Y he tenido honores que poca gente ha tenido. Caminando por una calle, cerca de La Puntilla, iba Julio Cortázar acompañado por un intelectual cubano que vivía por allí cuando escuchó una voz que lo dejó plantado en el sitio. Venía del patio de una casa donde estaban celebrando una fiesta particular. Insistió en entrar, por supuesto, y a pesar de la vergüenza enorme que el cubano le dijo sentir por sus vecinos, a quienes conocía pero sin la confianza suficiente para invadir la reunión, no paró hasta que tuvo delante a la dueña de aquel extraordinario aparato vocal. Desde ese día, cada vez que Julio Cortázar venía a Cuba, buscaba a Elena Burke para que le cantara, no podía vivir sin ella, decía que si no la escuchaba era como no venir porque Cuba sin Elena no era la misma. ¡Qué cosa más bonita! Y a mí me pasó algo similar con otro grande. Un día me dicen: te buscan ahí. ¿Sabes quién? Nada menos que Gabriel García Márquez. Se me pone delante, me mira a los ojos y me suelta: Migdalia, he cruzado el continente para venir a verte cantar. Oye, ¿tú sabes lo que eso significa? Yo no sé si fue una exageración pero no importa porque es hermosa. Es más, si exageró, mayor es el honor que me hizo porque eso es lo mejor que ha hecho ese hombre en la vida: exagerar. Tanto es así que por exagerar tan bien le dieron un Premio Nobel. De ese día tengo un montón de fotos que no me dejarán mentir.
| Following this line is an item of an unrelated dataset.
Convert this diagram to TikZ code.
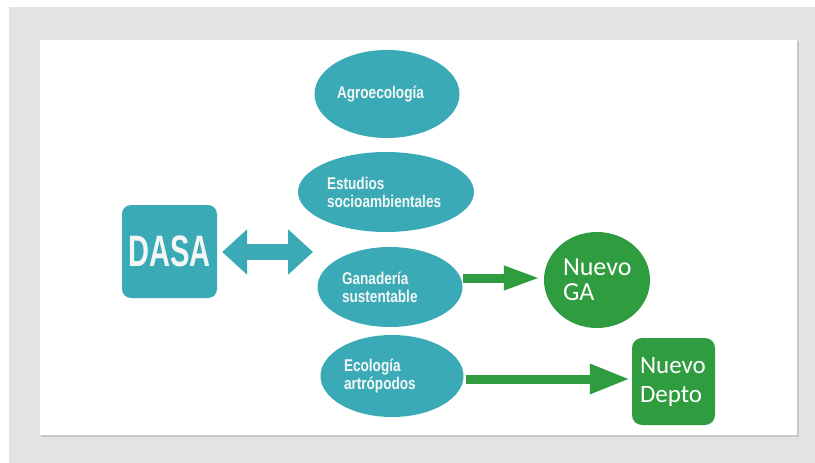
\documentclass[tikz,border=0pt]{standalone}
\usepackage{fontspec}
\usepackage{tikz}
\usetikzlibrary{shapes.geometric,arrows.meta}

\setmainfont{Liberation Sans}
\newfontfamily\narrowfont[FakeStretch=0.8]{Liberation Sans}
\newfontfamily\dasafont[FakeStretch=0.66]{Liberation Sans}
\newfontfamily\calfont{Carlito}

\definecolor{dasateal}{HTML}{3AABB6}
\definecolor{newgreen}{HTML}{2E9C3F}
\definecolor{slidegray}{HTML}{E4E3E3}
\definecolor{slideshadow}{HTML}{C9C8C8}
\definecolor{labelwhite}{HTML}{F4F6F6}

\tikzset{
  area/.style={ellipse, fill=dasateal, inner sep=0pt, text=labelwhite, align=left,
    font=\narrowfont\bfseries\fontsize{17}{18}\selectfont},
  newunit/.style={fill=newgreen, text=white, inner sep=0pt, align=left},
  tealarrow/.style={dasateal, line width=16pt,
    {Triangle[length=25pt,width=44pt]}-{Triangle[length=25pt,width=44pt]}},
  greenarrow/.style={newgreen, line width=9pt}
}

\begin{document}
\begin{tikzpicture}[x=1pt, y=-1pt]

      \useasboundingbox (0,0) rectangle (815,463);
      \fill[white] (0,0) rectangle (815,463);
      \fill[slidegray] (9,7) rectangle (815,463);
      \fill[slideshadow] (41,41) rectangle (798.5,437);
      \fill[white] (40,40) rectangle (797,435);

      \node [fill=dasateal, rounded corners=9pt, minimum width=95pt, minimum height=93pt,
        text=labelwhite, font=\dasafont\bfseries\fontsize{44}{44}\selectfont]
        (dasa) at (169.5,251.5) {DASA};

      \foreach \n/\x/\y/\w/\h/\tw/\t in {
          agro/387/94/145/88/100/{Agroecología},
          estud/386/192/176/80/118/{Estudios\\socioambientales},
          gan/390/287/145/80/96/{Ganadería\\sustentable},
          eco/392/376/143/82/96/{Ecología\\artrópodos}}
      \node [area, minimum width=\w pt, minimum height=\h pt, text width=\tw pt]
        (\n) at (\x,\y) {\t};

      \node [newunit, ellipse, minimum width=106pt, minimum height=96pt, text width=68pt,
        font=\calfont\fontsize{26}{25}\selectfont] (ga) at (597,280) {Nuevo\\GA};

      \node [newunit, rounded corners=10pt, minimum width=83pt, minimum height=87pt,
        text width=67pt, font=\calfont\fontsize{25}{29}\selectfont]
        (depto) at (673.5,381.5) {Nuevo\\Depto};

      \coordinate (hub) at (313,252);
      \draw [tealarrow] ([xshift=5pt,yshift=-0.5pt]dasa.east) -- (hub);

      \draw [greenarrow, -{Triangle[length=37pt,width=22pt]}]
        ([yshift=9pt]gan.east) -- ([xshift=-3pt,yshift=2pt]ga.west);
      \draw [greenarrow, -{Triangle[length=40pt,width=28pt]}]
        ([xshift=2pt,yshift=-3pt]eco.east) -- ([xshift=-2pt,yshift=2.5pt]depto.west);

    \end{tikzpicture}
\end{document}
Y bueno ya. Yo te voy a seguir contando cosas, pero ven la semana que viene que estoy muerta de sueño. Me termino el güisquisito y me fumo un buen tabaco para acostarme. Sí, ven la semana que viene y me lees cómo va la cosa. El sábado por la noche quiero que vayas al Gato Tuerto, te dedico un par de buenas canciones y te invito a un copazo. ¡Va por los dos!